Objective: Begin at the top of the records below and return each line exactly through the line with "tirocinio = [50.0, 14.5, 21.4, 9.7]". Skip pictures.

***** Source records

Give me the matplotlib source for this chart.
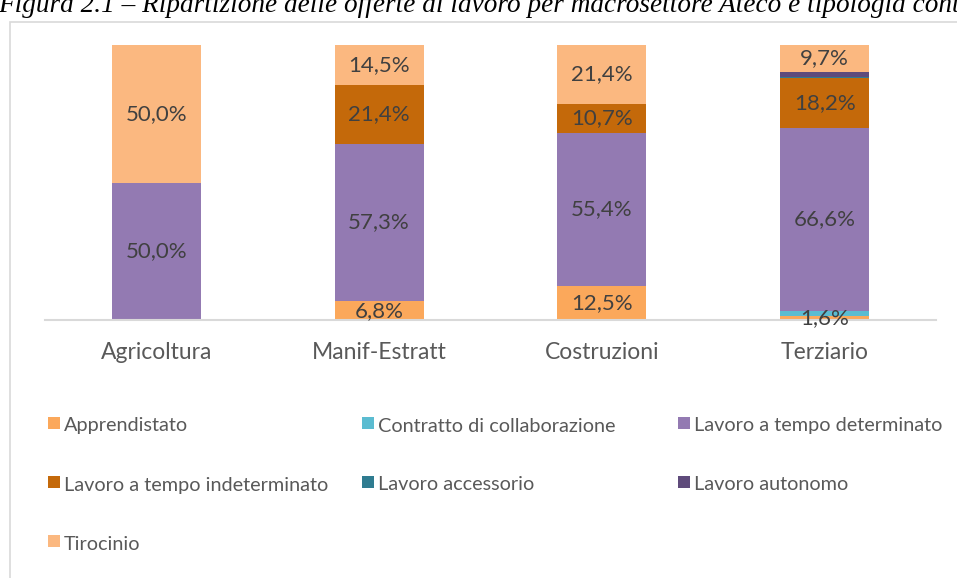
import matplotlib
matplotlib.use("Agg")
from matplotlib import pyplot as plt
from matplotlib.patches import Rectangle

# data (percent of job offers per macro sector)
categories = ["Agricoltura", "Manif-Estratt", "Costruzioni", "Terziario"]
series_names = [
    "Apprendistato",
    "Contratto di collaborazione",
    "Lavoro a tempo determinato",
    "Lavoro a tempo indeterminato",
    "Lavoro accessorio",
    "Lavoro autonomo",
    "Tirocinio",
]
apprendistato = [0.0, 6.8, 12.5, 1.6]
collaborazione = [0.0, 0.0, 0.0, 1.7]
tempo_determinato = [50.0, 57.3, 55.4, 66.6]
tempo_indeterminato = [0.0, 21.4, 10.7, 18.2]
accessorio = [0.0, 0.0, 0.0, 0.3]
autonomo = [0.0, 0.0, 0.0, 1.9]
tirocinio = [50.0, 14.5, 21.4, 9.7]

series_values = [apprendistato, collaborazione, tempo_determinato,
                 tempo_indeterminato, accessorio, autonomo, tirocinio]
colors = ["#FBA85B", "#5BBCD1", "#937AB2", "#C4690A", "#2F7C90", "#5F4B7B", "#FBB880"]
show_labels = [True, False, True, True, False, False, True]

FONT = "Lato"
TEXT_COLOR = "#595959"
LABEL_COLOR = "#404040"

W, H = 957, 578
fig = plt.figure(figsize=(W / 100, H / 100), dpi=100)

# outer frame of the chart object (cut by the image edges)
fig.patches.append(Rectangle((10 / W, -0.1), 1.2, 1.1 - 22 / H, transform=fig.transFigure,
                             fill=False, edgecolor="#D9D9D9", linewidth=1.2))

# title, partly cut off at the top
fig.text(-0.002, 1 - 12 / H,
         "Figura 2.1 \u2013 Ripartizione delle offerte di lavoro per macrosettore Ateco e tipologia contratto",
         family="Liberation Serif", style="italic", fontsize=19.6, color="black", va="baseline")

ax = fig.add_axes([45 / W, 1 - 320 / H, 891 / W, 275 / H])

x = range(len(categories))
bottoms = [0.0] * len(categories)
for name, vals, col, lab in zip(series_names, series_values, colors, show_labels):
    bars = ax.bar(x, vals, width=0.4, bottom=bottoms, color=col, label=name, linewidth=0)
    if lab:
        for b, v, bot in zip(bars, vals, bottoms):
            if v > 0:
                ax.text(b.get_x() + b.get_width() / 2, bot + v / 2,
                        f"{v:.1f}%".replace(".", ","), ha="center", va="center",
                        family=FONT, fontsize=16, color=LABEL_COLOR)
    bottoms = [b + v for b, v in zip(bottoms, vals)]

ax.set_xlim(-0.5, len(categories) - 0.5)
ax.set_ylim(0, 100)
ax.set_yticks([])
ax.set_xticks(list(x))
ax.set_xticklabels(categories, family=FONT, fontsize=16.5, color=TEXT_COLOR)
ax.tick_params(axis="x", length=0, pad=16)
for side in ["top", "left", "right"]:
    ax.spines[side].set_visible(False)
ax.spines["bottom"].set_color("#D9D9D9")
ax.spines["bottom"].set_linewidth(1.5)
ax.set_facecolor("none")

# legend laid out in three columns like the original
legend_cols = [48, 362, 678]
legend_rows = [426, 485, 544]
for i, (name, col) in enumerate(zip(series_names, colors)):
    lx = legend_cols[i % 3]
    ly = legend_rows[i // 3]
    fig.patches.append(Rectangle((lx / W, 1 - (ly + 3) / H), 12 / W, 12 / H,
                                 transform=fig.transFigure, facecolor=col, edgecolor="none"))
    fig.text((lx + 16) / W, 1 - ly / H, name, family=FONT, fontsize=14.3,
             color=TEXT_COLOR, va="center")

fig.savefig("out.png", dpi=100)
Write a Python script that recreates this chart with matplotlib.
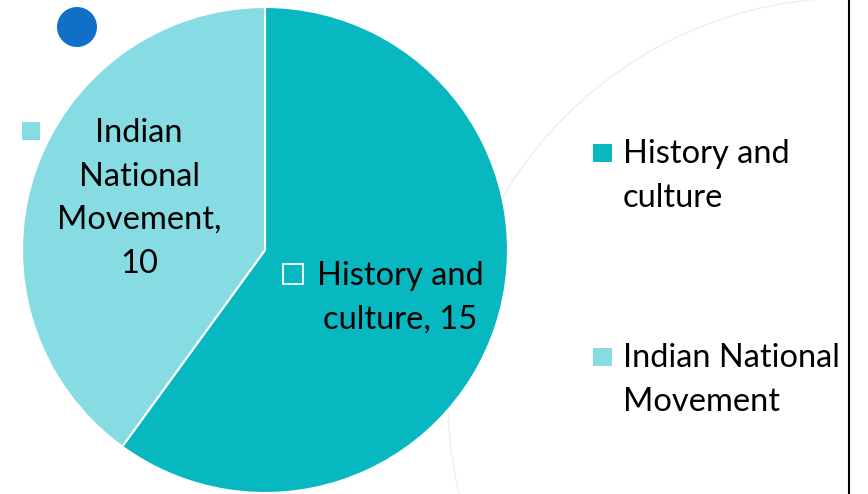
import matplotlib
matplotlib.use("Agg")
import matplotlib.pyplot as plt
from matplotlib.patches import Circle, Rectangle

categories = ["History and culture", "Indian National Movement"]
values = [15, 10]
colors = ["#07B8C0", "#86DCE2"]
label_lines = ["History and\nculture, 15", "Indian\nNational\nMovement,\n10"]
legend_lines = ["History and\nculture", "Indian National\nMovement"]

W, H = 868, 494
FONT = "Lato"
FS = 23.5
LINE = 43.5

fig = plt.figure(figsize=(W / 100, H / 100), dpi=100)
ax = fig.add_axes([0, 0, 1, 1])

# faint background arc
ax.add_patch(Circle((850, 400), 402, fill=False, edgecolor="#EFEFEF", lw=1.0, zorder=0))

wedges, _ = ax.pie(values, colors=colors, startangle=-90, counterclock=True,
                   center=(265, 250), radius=243,
                   wedgeprops=dict(edgecolor="white", linewidth=1.5))
for w in wedges:
    w.set_zorder(1)

ax.set_xlim(0, W)
ax.set_ylim(H, 0)
ax.set_aspect("auto")
ax.axis("off")

# decorative blue dot
ax.add_patch(Circle((77, 27), 20, facecolor="#106FC6", edgecolor="none", zorder=3))

# right border line
ax.plot([849, 849], [0, H], color="black", lw=1.5, zorder=3)


def lines_text(x, y0, text, ha):
    for i, ln in enumerate(text.split("\n")):
        ax.text(x, y0 + i * LINE, ln, ha=ha, va="baseline", fontsize=FS,
                family=FONT, color="black", zorder=5)


# data labels
ax.add_patch(Rectangle((283, 264), 20, 20, facecolor="none", edgecolor="white", lw=1.3, zorder=4))
lines_text(400, 285, label_lines[0], "center")
ax.add_patch(Rectangle((22, 122), 18, 18, facecolor=colors[1], edgecolor="none", zorder=4))
lines_text(139, 142, label_lines[1], "center")

# legend
leg_y = [144, 348]
for col, lab, y in zip(colors, legend_lines, leg_y):
    ax.add_patch(Rectangle((593, y), 19, 18, facecolor=col, edgecolor="none", zorder=4))
    lines_text(623, y + 19, lab, "left")

fig.savefig("out.png", dpi=100, facecolor="white")
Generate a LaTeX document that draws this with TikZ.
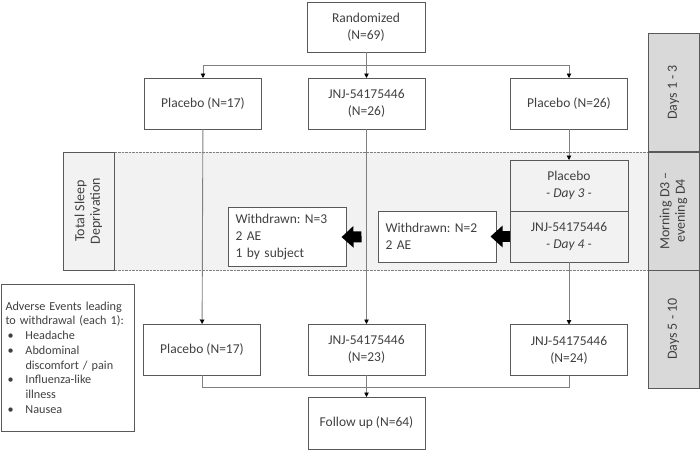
\documentclass[tikz,border=0pt]{standalone}
\usepackage{fontspec}
\setmainfont{Carlito}
\usetikzlibrary{arrows.meta,positioning}
\definecolor{txtgray}{HTML}{404040}
\definecolor{linegray}{HTML}{808080}
\definecolor{boxgray}{HTML}{595959}
\definecolor{bandgray}{HTML}{F2F2F2}
\definecolor{periodgray}{HTML}{D9D9D9}
\tikzset{
  basic/.style  = {draw=boxgray, line width=0.9pt, fill=white, text=txtgray,
                   outer sep=0pt, font=\fontsize{13.5}{17}\selectfont},
  arm/.style    = {basic, align=center, minimum width=117pt, minimum height=51pt},
  withdrawn/.style = {basic, align=left, text width=104pt, inner sep=7pt,
                   minimum height=51pt},
  period/.style = {basic, fill=periodgray, rotate=90, align=center,
                   minimum width=118pt, minimum height=51pt,
                   font=\fontsize{14}{15.5}\selectfont},
  flow/.style   = {draw=linegray, line width=0.9pt},
  bigarrow/.style = {draw=black, line width=11pt,
                   -{Triangle[length=12pt,width=21pt]}}
}

\begin{document}
\frenchspacing
\begin{tikzpicture}[x=1pt, y=-1pt,
		>={Triangle[length=4.5pt,width=4.5pt,color=black]}]
	  \useasboundingbox (0,0) rectangle (700,450);

	  % shaded band of the sleep deprivation period
	  \fill[bandgray] (63,152) rectangle (648,270);
	  \draw[linegray, densely dotted] (63,152) -- (648,152);
	  \draw[linegray, densely dotted] (63,270) -- (648,270);
	  \node[period, fill=bandgray] (tsd) at (88.5,211) {Total Sleep\\Deprivation};

	  % periods on the right
	  \node[period] (p1) at (673.5,92.5) {Days 1 - 3};
	  \node[period] (p2) at (673.5,211) {Morning D3 –\\evening D4};
	  \node[period] (p3) at (673.5,329) {Days 5 - 10};

	  % randomization and the first level
	  \node[arm, minimum width=118pt, minimum height=50pt] (rand) at (366,27)
	    {Randomized\\(N=69)};
	  \node[arm] (pla17) at (203,103.5) {Placebo (N=17)};
	  \node[arm] (jnj26) at (366.5,103.5) {JNJ-54175446\\(N=26)};
	  \node[arm] (pla26) at (569,103.5) {Placebo (N=26)};

	  % crossover arm, relatively positioned halves
	  \node[arm, fill=bandgray, minimum width=118pt]
	    (day3) at (569,185.5) {Placebo\\\textit{- Day 3 -}};
	  \node[arm, fill=bandgray, minimum width=118pt,
	    below=0pt of day3] (day4) {JNJ-54175446\\\textit{- Day 4 -}};

	  % withdrawals
	  \node[withdrawn] (wd2) at (437.5,236.5) {Withdrawn: N=2\\2 AE};
	  \node[withdrawn] (wd3) at (287.5,237) {Withdrawn: N=3\\2 AE\\1 by subject};

	  % second level and follow up
	  \node[arm] (pla17b) at (202,349.5) {Placebo (N=17)};
	  \node[arm] (jnj23) at (366.5,349.5) {JNJ-54175446\\(N=23)};
	  \node[arm] (jnj24) at (569,350) {JNJ-54175446\\(N=24)};
	  \node[arm, minimum height=52pt, below=22pt of jnj23] (follow)
	    {Follow up (N=64)};

	  % adverse events
	  \node[basic, align=left, text width=125pt, inner sep=4pt,
	    minimum height=147pt, font=\fontsize{12.2}{14.7}\selectfont]
	    (ae) at (68,357.5) {\makebox[123pt][s]{Adverse Events leading}\\
	    to withdrawal (each 1):\\
	    \hspace*{2pt}\makebox[18pt][l]{\textbullet}Headache\\
	    \hspace*{2pt}\makebox[18pt][l]{\textbullet}Abdominal\\
	    \hspace*{20pt}discomfort / pain\\
	    \hspace*{2pt}\makebox[18pt][l]{\textbullet}Influenza-like\\
	    \hspace*{20pt}illness\\
	    \hspace*{2pt}\makebox[18pt][l]{\textbullet}Nausea};

	  % lines from randomization to every arm
	  \foreach \arm in {pla17,jnj26,pla26}
		\draw[flow,->] (rand.south) -- ++(0,13) -| (\arm.north);

	  \draw[flow,->] (pla17) -- (pla17b);
	  \draw[flow,->] (jnj26) -- (jnj23);
	  \draw[flow,->] (pla26) -- (day3);
	  \draw[flow,->] (day4) -- (jnj24);

	  % merging into follow up
	  \draw[flow] (pla17b.south) -- ++(0,12) -| (jnj24.south);
	  \draw[flow,->] (jnj23) -- (follow);

	  % block arrows to the withdrawals
	  \draw[bigarrow, shorten >=-6pt] (day4.west) -- (wd2.east);
	  \draw[bigarrow, shorten <=17pt, shorten >=-5pt] (wd2.west) -- (wd3.east);

	  \end{tikzpicture}
\end{document}
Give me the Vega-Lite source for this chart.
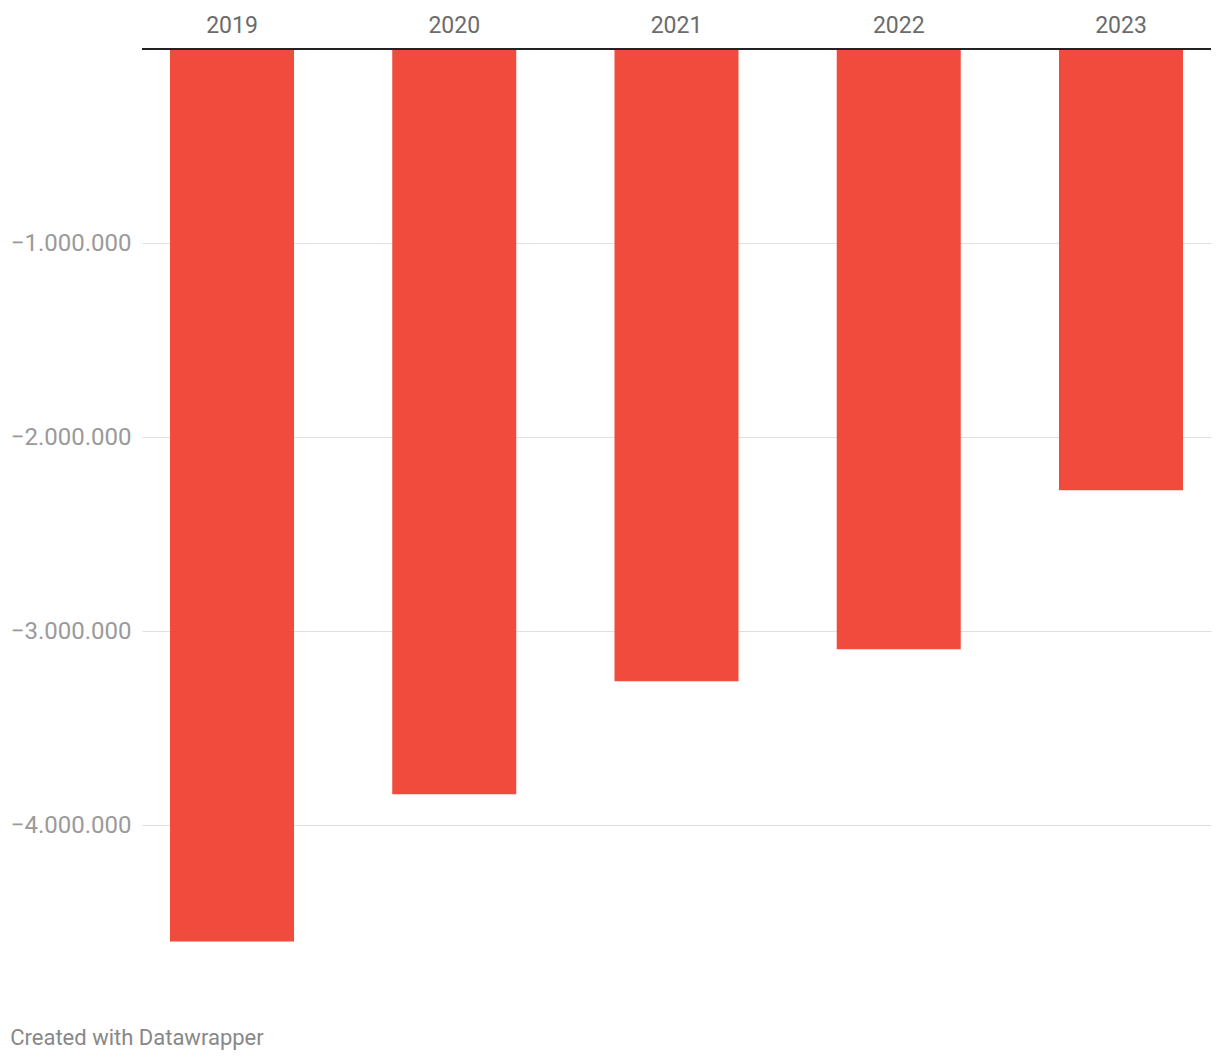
{
  "$schema": "https://vega.github.io/schema/vega-lite/v6.json",
  "autosize": "none",
  "width": 1069,
  "height": 951,
  "padding": {"left": 142, "top": 49, "right": 9, "bottom": 62},
  "background": "white",
  "title": {
    "text": "Created with Datawrapper",
    "orient": "bottom",
    "anchor": "start",
    "frame": "bounds",
    "font": "Roboto",
    "fontSize": 22,
    "fontWeight": "normal",
    "color": "#888888",
    "offset": 28
  },
  "data": {
    "values": [
      {"year": "2019", "value": -4598000},
      {"year": "2020", "value": -3840000},
      {"year": "2021", "value": -3258000},
      {"year": "2022", "value": -3093000},
      {"year": "2023", "value": -2273000}
    ]
  },
  "layer": [
    {
      "mark": {"type": "bar", "color": "#f04b3c"},
      "encoding": {
        "x": {
          "field": "year",
          "type": "ordinal",
          "scale": {"paddingInner": 0.442, "paddingOuter": 0.126},
          "axis": {
            "orient": "top",
            "title": null,
            "labelAngle": 0,
            "ticks": false,
            "domain": false,
            "labelFont": "Roboto",
            "labelFontSize": 23,
            "labelColor": "#6b6b6b",
            "labelPadding": 12
          }
        },
        "y": {
          "field": "value",
          "type": "quantitative",
          "scale": {"domain": [-4900000, 0], "nice": false},
          "axis": {
            "title": null,
            "values": [-1000000, -2000000, -3000000, -4000000],
            "format": ",d",
            "ticks": false,
            "domain": false,
            "grid": true,
            "gridColor": "#e0e0e0",
            "gridWidth": 1,
            "labelFont": "Roboto",
            "labelFontSize": 24,
            "labelColor": "#9a9a9a",
            "labelPadding": 11
          }
        }
      }
    },
    {
      "data": {"values": [{"v": 0}]},
      "mark": {"type": "rule", "color": "#222222", "strokeWidth": 2},
      "encoding": {"y": {"field": "v", "type": "quantitative"}}
    }
  ],
  "config": {
    "view": {"stroke": null},
    "locale": {
      "number": {
        "decimal": ",",
        "thousands": ".",
        "grouping": [3],
        "currency": ["", " €"],
        "minus": "−"
      }
    }
  }
}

**********

Response to the task:
Give me the matplotlib source for this chart.
import matplotlib
matplotlib.use("Agg")
from matplotlib import pyplot as plt
from matplotlib.patches import Rectangle

# data (percent of job offers per macro sector)
categories = ["Agricoltura", "Manif-Estratt", "Costruzioni", "Terziario"]
series_names = [
    "Apprendistato",
    "Contratto di collaborazione",
    "Lavoro a tempo determinato",
    "Lavoro a tempo indeterminato",
    "Lavoro accessorio",
    "Lavoro autonomo",
    "Tirocinio",
]
apprendistato = [0.0, 6.8, 12.5, 1.6]
collaborazione = [0.0, 0.0, 0.0, 1.7]
tempo_determinato = [50.0, 57.3, 55.4, 66.6]
tempo_indeterminato = [0.0, 21.4, 10.7, 18.2]
accessorio = [0.0, 0.0, 0.0, 0.3]
autonomo = [0.0, 0.0, 0.0, 1.9]
tirocinio = [50.0, 14.5, 21.4, 9.7]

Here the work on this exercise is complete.